In the film’s prologue set in 1947, we witness the murder of Gen. Aung San, Ms Suu Kyi’s father. He had been one of Burma’s heroes for his role in the country’s liberation from Britain. Ms Suu Kyi was only three years old at the time.

The film then skips to 1988 where Ms Suu Kyi is happily married to Michael Aris (David Thewlis), an Oxford professor, has two children and seems to be happy. However, when her mother becomes sick, she returns to Rangoon. There she is hit hard by the violence and chaos dominating the country.

At one point the rebels seem to get what they are demanding and Gen. Ne Win (Htun Li) seems to be backing down.

Ms Suu Kyi is convinced she should stay on and become the figurehead for the National League of Democracy which was starting to find its footing. She would appeal to the masses because of her father’s roots.

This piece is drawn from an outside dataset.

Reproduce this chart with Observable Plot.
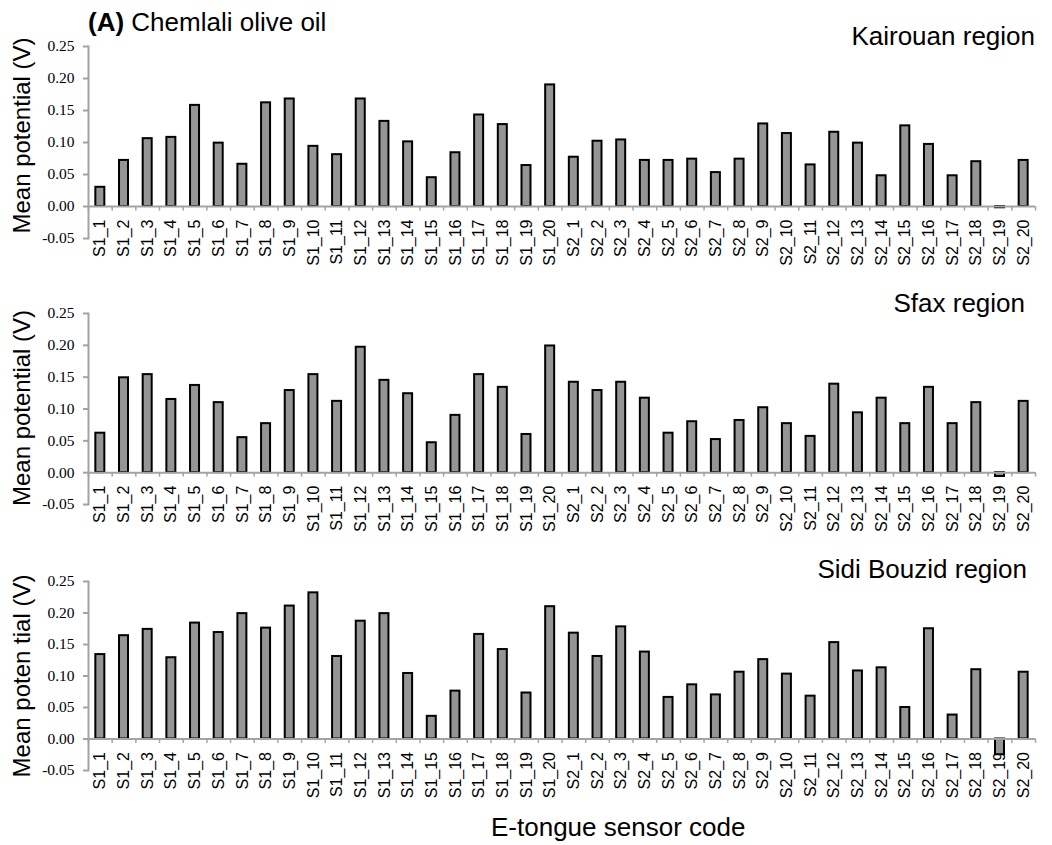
<!DOCTYPE html>
<html>
<head>
<meta charset="utf-8">
<script src="https://cdn.jsdelivr.net/npm/d3@7"></script>
<script src="https://cdn.jsdelivr.net/npm/@observablehq/plot@0.6"></script>
<style>
  body { margin: 0; background: #fff; }
  #chart { position: relative; width: 1052px; height: 845px; font-family: "Liberation Sans", Arial, sans-serif; color: #000; }
  .t { position: absolute; font-size: 26px; line-height: 26px; white-space: nowrap; }
  .panel { position: absolute; left: 0; }
</style>
</head>
<body>
<div id="chart"></div>
<script>
// ---- Data ----
const codes = [
  "S1_1","S1_2","S1_3","S1_4","S1_5","S1_6","S1_7","S1_8","S1_9","S1_10",
  "S1_11","S1_12","S1_13","S1_14","S1_15","S1_16","S1_17","S1_18","S1_19","S1_20",
  "S2_1","S2_2","S2_3","S2_4","S2_5","S2_6","S2_7","S2_8","S2_9","S2_10",
  "S2_11","S2_12","S2_13","S2_14","S2_15","S2_16","S2_17","S2_18","S2_19","S2_20"
];
const kairouan = [
  0.030, 0.072, 0.106, 0.108, 0.158, 0.099, 0.066, 0.162, 0.168, 0.094,
  0.081, 0.168, 0.133, 0.101, 0.045, 0.084, 0.143, 0.128, 0.064, 0.190,
  0.077, 0.102, 0.104, 0.072, 0.072, 0.074, 0.053, 0.074, 0.129, 0.114,
  0.065, 0.116, 0.099, 0.048, 0.126, 0.097, 0.048, 0.070, -0.002, 0.072
];
const sfax = [
  0.062, 0.149, 0.154, 0.115, 0.137, 0.110, 0.055, 0.077, 0.129, 0.154,
  0.112, 0.197, 0.145, 0.124, 0.047, 0.090, 0.154, 0.134, 0.060, 0.199,
  0.142, 0.129, 0.142, 0.117, 0.062, 0.080, 0.052, 0.082, 0.102, 0.077,
  0.057, 0.139, 0.094, 0.117, 0.077, 0.134, 0.077, 0.110, -0.006, 0.112
];
const sidiBouzid = [
  0.134, 0.164, 0.174, 0.129, 0.184, 0.169, 0.199, 0.176, 0.211, 0.232,
  0.131, 0.187, 0.199, 0.104, 0.036, 0.076, 0.166, 0.142, 0.073, 0.210,
  0.168, 0.131, 0.178, 0.138, 0.066, 0.086, 0.070, 0.106, 0.126, 0.103,
  0.068, 0.153, 0.108, 0.113, 0.050, 0.175, 0.038, 0.110, -0.025, 0.106
];
const yTicks = [-0.05, 0.00, 0.05, 0.10, 0.15, 0.20, 0.25];
const yDomain = [-0.05, 0.25];
const regions = ["Kairouan region", "Sfax region", "Sidi Bouzid region"];
const yTitles = ["Mean potential (V)", "Mean potential (V)", "Mean poten tial (V)"];
const mainTitleBold = "(A)";
const mainTitle = "Chemlali olive oil";
const xTitle = "E-tongue sensor code";

// ---- Layout ----
const panels = [
  {values: kairouan,   top: 0,   mt: 46, mb: 32, tdy: -7, rt: 23,  rr: 17},
  {values: sfax,       top: 270, mt: 43, mb: 36, tdy: -1, rt: 290, rr: 27},
  {values: sidiBouzid, top: 540, mt: 41, mb: 40, tdy: 0,  rt: 556, rr: 25}
];
const axisGray = "#a3a3a3";
const chart = document.getElementById("chart");
const boundaries = d3.range(codes.length + 1).map(k => k - 0.5);

panels.forEach((p, pi) => {
  const data = codes.map((c, i) => ({i, code: c, v: p.values[i]}));
  const svg = Plot.plot({
    width: 1052,
    height: 270,
    marginLeft: 88,
    marginRight: 17,
    marginTop: p.mt,
    marginBottom: p.mb,
    style: {background: "transparent", overflow: "visible"},
    x: {type: "linear", domain: [-0.5, codes.length - 0.5], axis: null},
    y: {domain: yDomain, axis: null},
    marks: [
      Plot.axisY(yTicks, {
        tickFormat: d => d.toFixed(2),
        tickSize: 5, tickPadding: 9,
        stroke: axisGray, strokeWidth: 2, fill: "#000",
        fontFamily: "Liberation Serif, Times New Roman, serif",
        fontSize: 15.5, label: null
      }),
      Plot.text(data, {
        x: "i", y: 0, text: "code", rotate: -90, textAnchor: "end",
        dy: 13, fontSize: 16, fill: "#000",
        fontFamily: "Liberation Sans, Arial, sans-serif"
      }),
      Plot.rect(data, {
        x1: d => d.i - 0.19, x2: d => d.i + 0.19,
        y1: 0, y2: "v",
        fill: "#959595", stroke: "#000", strokeWidth: 2
      }),
      Plot.frame({anchor: "left", stroke: axisGray, strokeWidth: 2}),
      Plot.ruleY([0], {stroke: axisGray, strokeWidth: 2}),
      Plot.ruleX(boundaries, {y1: 0, y2: -0.007, stroke: axisGray, strokeWidth: 1.5}),
      Plot.text([yTitles[pi]], {
        frameAnchor: "left", textAnchor: "middle", rotate: -90, dx: -66, dy: p.tdy,
        fontSize: 24, fill: "#000",
        fontFamily: "Liberation Sans, Arial, sans-serif"
      })
    ]
  });
  svg.classList.add("panel");
  svg.style.top = p.top + "px";
  chart.appendChild(svg);

  const rt = document.createElement("div");
  rt.className = "t";
  rt.style.top = p.rt + "px";
  rt.style.right = p.rr + "px";
  rt.textContent = regions[pi];
  chart.appendChild(rt);
});

const title = document.createElement("div");
title.className = "t";
title.style.left = "88px";
title.style.top = "9px";
const b = document.createElement("b");
b.textContent = mainTitleBold;
title.appendChild(b);
title.appendChild(document.createTextNode(" " + mainTitle));
chart.appendChild(title);

const xt = document.createElement("div");
xt.className = "t";
xt.style.left = "491px";
xt.style.top = "814px";
xt.textContent = xTitle;
chart.appendChild(xt);
</script>
</body>
</html>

That is when the military regime kicks in. They do not want to make her a martyr but do not want her in power. Thus she is placed under house arrest; meaning no access to telephones, media, TV or any other form of communication. Her family can only visit infrequently and are most times are kept from entering the country.

The film’s script has been constructed from interviews with people that are very close to Ms Suu Kyi.

We can sense the loneliness, the emotional anguish as she is torn between the love for her family and the love for her country.

The French director’s lens constantly searches for Ms Yeoh, keeping her in focus and raising her on a pedestal while making us sympathise with her.

The film is about peace but it is also about love and family, the ties that are built and also about dreaming of a better world.